The rise of Patreon, and a flourishing of critically-acclaimed independent outlets make me optimistic about the industry’s ability to tear that barrier down in the future, but that leaves another, more immediate problem. Every games writer is aware of this problem, but it’s one that we don’t talk about — I think because it just makes us all incredibly sad.

Think about the ideal career path in your industry. It makes sense, right? You start at an entry level part-time position, get promoted to a full-time gig, put in a year or three of work before being promoted to a leadership role, and then move on from there with higher job security and a comfortable paycheck to boot.

This career path exists for media too, where junior or freelance reporters get hired by outlets on a full-or-part-time basis, and then ideally get promoted into editorial roles, are given regular columns, or put into mentorship roles, all of which come with pay bumps and increased job security.

The career path for games writing looks something like this: Pitch articles to every single outlet you can think of until one of them bites. Grow that relationship over the course of a few months, writing constantly so that other outlets start to recognize your name and take your pitches. Apply to every single job posting, knowing that for some reason, many of the most recognizable outlets don’t allow remote work, so in the meantime, you’re putting together a moving fund. Keep doing that until you actually land a full-time job with one outlet.

This is where, I believe, many of us stop thinking about a games writing career path because just having a steady full-time job doing this seems like such a pipe dream. That initial goal seems so huge that it’s not worth looking further, but that’s where the rot lies.

You can see this play out among some of the most talented writers in the industry. There is no plan for advancement once a writer lands that full-time job. The best a writer can hope for is to either land at a workplace with a strong union and mandated regular raises, or to constantly apply to other jobs, bouncing, mercenary-like, every few years when an outlet can offer them a better deal. And not even this can fix the fact that by and large, writers are still subject to layoffs due to the whims of an ownership group that doesn’t understand the games writing industry at all.

It’s not sustainable unless you build a huge audience outside of your outlet, and then leverage it for your own gain by doing even more unpaid work in setting up monetized content on Twitch, Patreon, Substack, or just writing a book.

It’s so fucking bleak.

The worst part is over the past few years, this rot has seeped into other industries as well.
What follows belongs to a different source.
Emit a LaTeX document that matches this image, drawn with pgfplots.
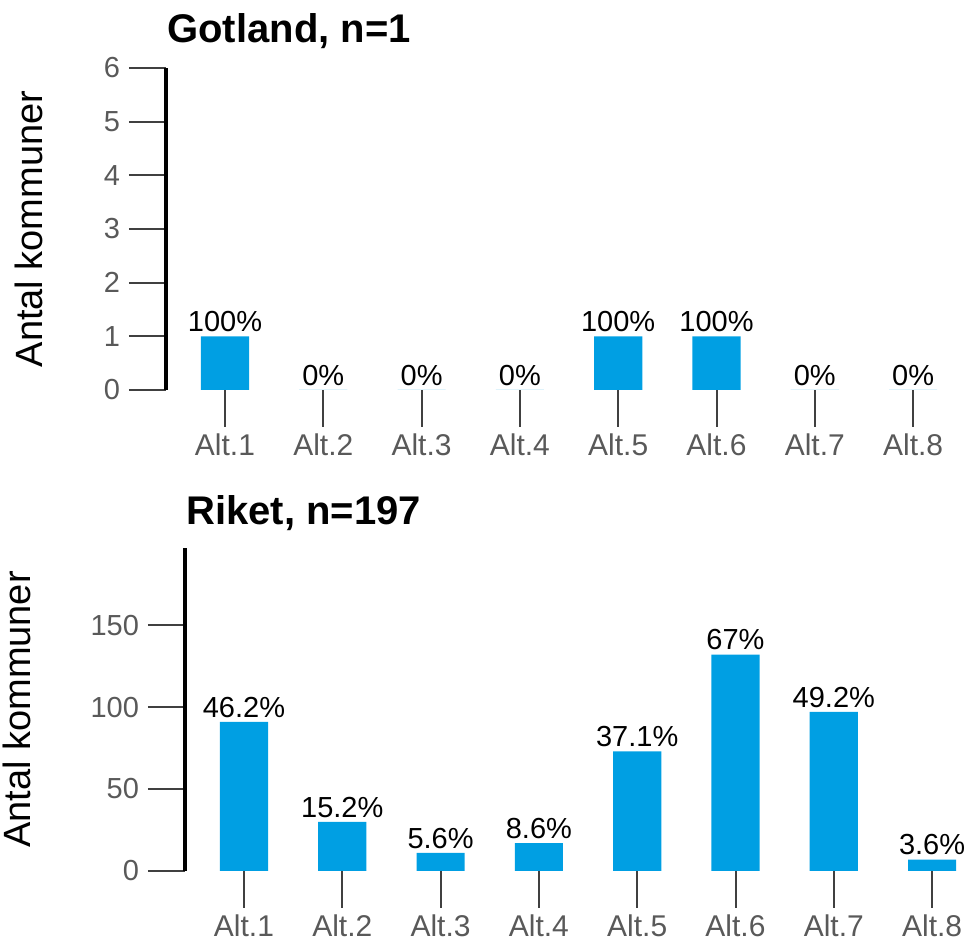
\documentclass[border=0pt]{standalone}
\usepackage{pgfplots}
\pgfplotsset{compat=1.18}
\usepackage{pgfplotstable}
\usepackage{fontspec}
\setmainfont{Liberation Sans}
\definecolor{barblue}{HTML}{009FE3}
\definecolor{ticklab}{HTML}{595959}
\definecolor{tickline}{HTML}{404040}

\pgfplotstableread{
x y lab
0 1 100
1 0 0
2 0 0
3 0 0
4 1 100
5 1 100
6 0 0
7 0 0
}\gotland

\pgfplotstableread{
x y lab
0 91 46.2
1 30 15.2
2 11 5.6
3 17 8.6
4 73 37.1
5 132 67
6 97 49.2
7 7 3.6
}\riket

\pgfplotsset{
  panel/.style={
    scale only axis,
    anchor=south west,
    xmin=-0.6, xmax=7.3,
    width=388.3pt,
    axis y line*=left,
    axis x line*=bottom,
    y axis line style={line width=2pt, -, black},
    x axis line style={draw=none},
    tick align=outside,
    major tick length=18.5pt,
    every tick/.style={tickline, line width=1pt},
    /pgf/number format/assume math mode=true,
    ticklabel style={font=\fontsize{14.5}{17}\selectfont, text=ticklab},
    xtick={0,...,7},
    xticklabels={Alt.1,Alt.2,Alt.3,Alt.4,Alt.5,Alt.6,Alt.7,Alt.8},
    xticklabel style={inner sep=0pt, yshift=-3pt, font=\fontsize{15}{18}\selectfont},
    yticklabel style={xshift=-1pt},
    ylabel={Antal kommuner},
    title style={at={(0,1)}, anchor=base west, font=\bfseries\fontsize{20}{24}\selectfont, inner sep=0pt},
    ybar, bar width=0.49,
    nodes near coords={\pgfplotspointmeta\%},
    every node near coord/.append style={font=\fontsize{14.5}{17}\selectfont, text=black, inner sep=0pt, yshift=2pt, anchor=south},
    point meta=explicit symbolic,
    clip=false,
  }
}

\begin{document}
\begin{tikzpicture}
\useasboundingbox (0,0) rectangle (485pt,471pt);
\begin{axis}[panel,
  at={(83pt,276pt)},
  height=161pt,
  ymin=0, ymax=6, ytick={0,...,6},
  title={Gotland, n=1},
  title style={yshift=6.5pt, xshift=0.5pt},
  every axis y label/.style={at={(axis description cs:-0.1764,0.5)}, rotate=90, anchor=center, font=\fontsize{19}{23}\selectfont},
]
\addplot[fill=barblue, draw=none] table[x=x, y=y, meta=lab] {\gotland};
\end{axis}
\begin{axis}[panel,
  at={(92.5pt,35.5pt)},
  height=161.5pt,
  ymin=0, ymax=197, ytick={0,50,100,150},
  title={Riket, n=197},
  title style={yshift=5.5pt, xshift=0.5pt},
  every axis y label/.style={at={(axis description cs:-0.2163,0.5)}, rotate=90, anchor=center, font=\fontsize{19}{23}\selectfont},
]
\addplot[fill=barblue, draw=none] table[x=x, y=y, meta=lab] {\riket};
\end{axis}
\end{tikzpicture}
\end{document}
Media criticism and journalism as a whole is starting to show signs right now of the cancer that has been spreading throughout games media for years, and why wouldn’t it? Nobody would do this kind of work if they didn’t really care about it. Nobody would do it if they didn’t love it and think it was vital. Given how important the work is to us, it was only a matter of time before our willingness to sell ourselves short for a dream job was wielded as a weapon against us.

The frustrating thing is this problem has been solved. Defector Media shows that if you get a good group of folks together, you can build an independent, sustainable, subscription-and-ad-supported outlet. The problem is that because of the way the games industry works, very few of us have the financial resources, or the audience, to build something like that.

There are two ways of looking at this. The first is that we’re all going to be crushed under the boot of capitalism together, and that in 5 years, there will be no place for games writing that isn’t a guide.

The other way of looking at it is that where we stand now, it only takes one domino to fall in order to set off a series of events that posits an alternative for games writers, one where deserving folks aren’t disqualified from the industry before they even try.